One if them is the notion of Praxis- the point where the ruled lose both their illusions about the system under which they live, and the cynical alienation that prevents them from recovering their own autonomous power from those who order their lives, and charting a more positive course.
When enough people in a polity do that- then you can have a revolution.
That is the revolution, as far as I'm concerned. Not a matter of political or economic ideology- more like a mass graduation onto personal empowerment and responsibility, within a moral and ethical framework that refuses to tolerate the criminality of the powerful within institutions any more than it tolerates criminality on the street.
But Praxis requires the dropping of "false consciousness." Seeing the facts for the facts, and the truths they point toward. That's a critical precondition. And this country ain't there yet.
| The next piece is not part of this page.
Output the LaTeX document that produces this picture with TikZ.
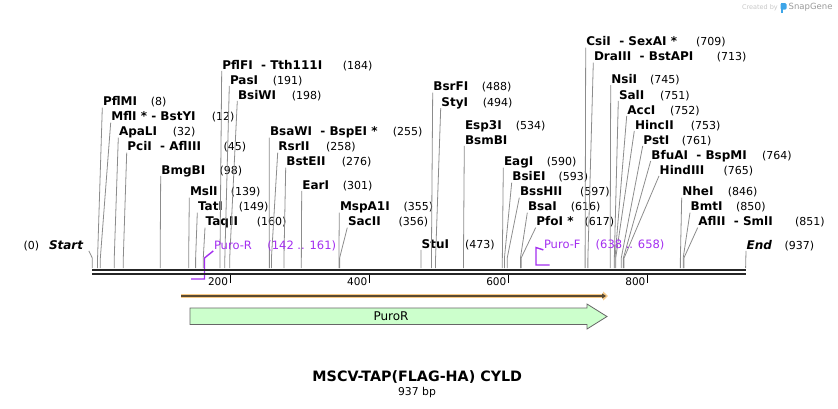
\documentclass[tikz,border=0pt]{standalone}
\usepackage{fontspec}
\setmainfont{DejaVu Sans}
\usepackage{tikz}
\usetikzlibrary{arrows.meta}
\definecolor{primer}{HTML}{A32EEF}
\definecolor{leadgray}{HTML}{8C8C8C}
\definecolor{bbone}{HTML}{262626}
\definecolor{featgreen}{HTML}{CCFFCC}
\definecolor{orfband}{HTML}{F7C986}
\definecolor{orfline}{HTML}{5A4A32}
\definecolor{sgblue}{HTML}{3DA5E8}

\begin{document}
\begin{tikzpicture}[x=1pt, y=-1pt,
  enz/.style={font=\fontsize{12}{12}\selectfont\bfseries, anchor=base west, inner sep=0.5pt, text depth=1pt},
  sitenum/.style={font=\fontsize{11}{11}\selectfont, anchor=base west, inner sep=0pt},
  lead/.style={draw=leadgray, line width=0.8pt},
  prim/.style={font=\fontsize{11.5}{11.5}\selectfont, text=primer, anchor=base west, inner sep=0.5pt, text depth=1pt},
  primline/.style={draw=primer, line width=1.4pt},
  bb/.style={draw=bbone, line width=2.3pt},
  tickmark/.style={draw=black, line width=1.6pt},
  ticklab/.style={font=\fontsize{10.5}{10.5}\selectfont, anchor=east, inner sep=0pt}]
  \useasboundingbox (0,0) rectangle (838,408);

  \foreach [count=\i] \nm/\bp/\lx/\ly/\nx in {
    PflMI/8/102.3/101.7/150.7,
    MflI~*~-~BstYI/12/110.7/116.7/211.7,
    ApaLI/32/118.3/131.7/172.7,
    PciI~~-~AflIII/45/126.7/146.7/223.3,
    BmgBI/98/160.7/170/219.3,
    MslI/139/189.3/191.7/230.7,
    TatI/149/197.3/206.7/238.7,
    TaqII/160/205/221.7/256.7,
    PflFI~~-~Tth111I/184/221.7/65/342.7,
    PasI/191/229.3/80/272.7,
    BsiWI/198/237.3/95/291.7,
    BsaWI~~-~BspEI~*/255/269.3/131.7/392.7,
    RsrII/258/277.7/146.7/326,
    BstEII/276/285.7/161.7/341.7,
    EarI/301/301.7/185/342.7,
    MspA1I/355/339.3/206.7/403.3,
    SacII/356/347.3/221.7/398.3,
    StuI/473/421/244/465,
    BsrFI/488/432.7/86.7/481.7,
    StyI/494/440.7/102.3/482.7,
    EagI/590/503.3/161.7/546.7,
    BsiEI/593/511.7/176.7/558.3,
    BssHII/597/519.3/191.7/580,
    BsaI/616/527.3/206.7/570.7,
    PfoI~*/617/535.7/221.7/584.3,
    CsiI~~-~SexAI~*/709/585.7/41.7/696,
    DraIII~~-~BstAPI/713/593.3/56.7/716.7,
    NsiI/745/610.7/79.3/650,
    SalI/751/618.3/95/660,
    AccI/752/626.7/110/670,
    HincII/753/634.3/125/690.7,
    PstI/761/642.7/140/681.7,
    BfuAI~~-~BspMI/764/650.7/155/762,
    HindIII/765/659/170/723.3,
    NheI/846/681.7/191.7/727.7,
    BmtI/850/690/206.7/736,
    AflII~~-~SmlI/851/697.7/221.7/795} {
    \node[enz] (e\i) at (\lx,{\ly+4.2}) {\nm};
    \node[sitenum] (n\i) at (\nx,{\ly+4.2}) {(\bp)};
    \coordinate (k\i) at ({92+0.6955*\bp},258);
    \coordinate (c\i) at ({92+0.6955*\bp},268);
    \draw[lead] (e\i.south west) -- (k\i) -- (c\i);
  }

  \node[enz] (esp) at (464.3,129.2) {Esp3I};
  \node[sitenum] (nesp) at (515.7,129.2) {(534)};
  \node[enz] (bsm) at (464.3,144.2) {BsmBI};
  \coordinate (kesp) at ({92+0.6955*534},268);
  \draw[lead] (bsm.south west) -- (kesp);

  \node[sitenum] (n0) at (23.3,249.2) {(0)};
  \node[enz, font=\fontsize{12}{12}\selectfont\bfseries\itshape] (st) at (48.3,249.2) {Start};
  \coordinate (kst) at (92.3,258);
  \coordinate (cst) at (92.3,268);
  \draw[lead] ([xshift=5pt]st.south east) -- (kst) -- (cst);
  \node[enz, font=\fontsize{12}{12}\selectfont\bfseries\itshape] (en) at (746,249.2) {End};
  \node[sitenum] (nen) at (784.3,249.2) {(937)};
  \coordinate (cen) at (745.6,268);
  \draw[lead] (en.south west) -- (cen);

  \node[prim] (pr) at (213.3,249.2) {Puro-R};
  \node[prim] (npr) at (266.7,249.2) {(142 .. 161)};
  \coordinate (pr1) at (204.5,258);
  \coordinate (pr2) at (204.5,279);
  \coordinate (pr3) at (191,279);
  \draw[primline] (pr.south west) -- (pr1) -- (pr2) -- (pr3);
  \node[prim] (pf) at (543.3,248.2) {Puro-F};
  \node[prim] (npf) at (595,248.2) {(638 .. 658)};
  \coordinate (pf1) at (536,247.5);
  \coordinate (pf2) at (536,265);
  \coordinate (pf3) at (549.5,265);
  \draw[primline] (pf.south west) -- (pf1) -- (pf2) -- (pf3);

  \draw[bb] (92,270) -- (746,270);
  \draw[bb] (92,274.3) -- (746,274.3);
  \foreach \t in {200,400,600,800} {
    \draw[tickmark] ({91.2+0.6955*\t},275) -- ({91.2+0.6955*\t},282.5);
    \node[ticklab] (t\t) at ({89.2+0.6955*\t},282) {\t};
  }

  \coordinate (o1) at (181,296);
  \coordinate (o2) at (608,296);
  \draw[orfband, line width=4pt, -{Triangle[length=5pt,width=9pt]}] (o1) -- (o2);
  \draw[orfline, line width=1.4pt, -{Triangle[length=4pt,width=5pt]}] (o1) -- ([xshift=-2pt]o2);

  \draw[draw=black!60, fill=featgreen, line width=0.8pt]
    (190,308) -- (587,308) -- (587,304) -- (607,316.5) -- (587,329) -- (587,324.5) -- (190,324.5) -- cycle;
  \node[font=\fontsize{12}{12}\selectfont] (puro) at (391,316.5) {PuroR};

  \node[font=\fontsize{14.3}{14.3}\selectfont\bfseries] (title) at (417.3,377.3) {MSCV-TAP(FLAG-HA) CYLD};
  \node[font=\fontsize{10.8}{10.8}\selectfont] (len) at (417,392.7) {937 bp};

  \node[font=\fontsize{6.5}{6.5}\selectfont, text=black!22, anchor=east, inner sep=0pt] (cb) at (778,7.5) {Created by};
  \fill[sgblue, rounded corners=1.2pt] (780.5,3.2) rectangle (786.5,9.5);
  \fill[sgblue] (780.5,3.2) rectangle (782.8,12.5);
  \node[font=\fontsize{8.5}{8.5}\selectfont, text=black!40, anchor=west, inner sep=0pt] (sg) at (788.5,7.5) {SnapGene};
\end{tikzpicture}
\end{document}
So, if there is a Revolution out there, it's obviously still at the "consciousness-raising" stage.
Not much more to say right now than that, other than that I think there are effective ways to raise consciousness, and ineffective ways, and the revolutionists need to sort themselves out about which is which.
What works is a tricky question.
What doesn't work is more clear to me. Harangues, for one thing. Manipulations, for another. And there's a difference between actually finding opportunities to raise consciousness, as contrasted with opportunism- a difference that's typically lost on anyone who's an ideologue, of any sort.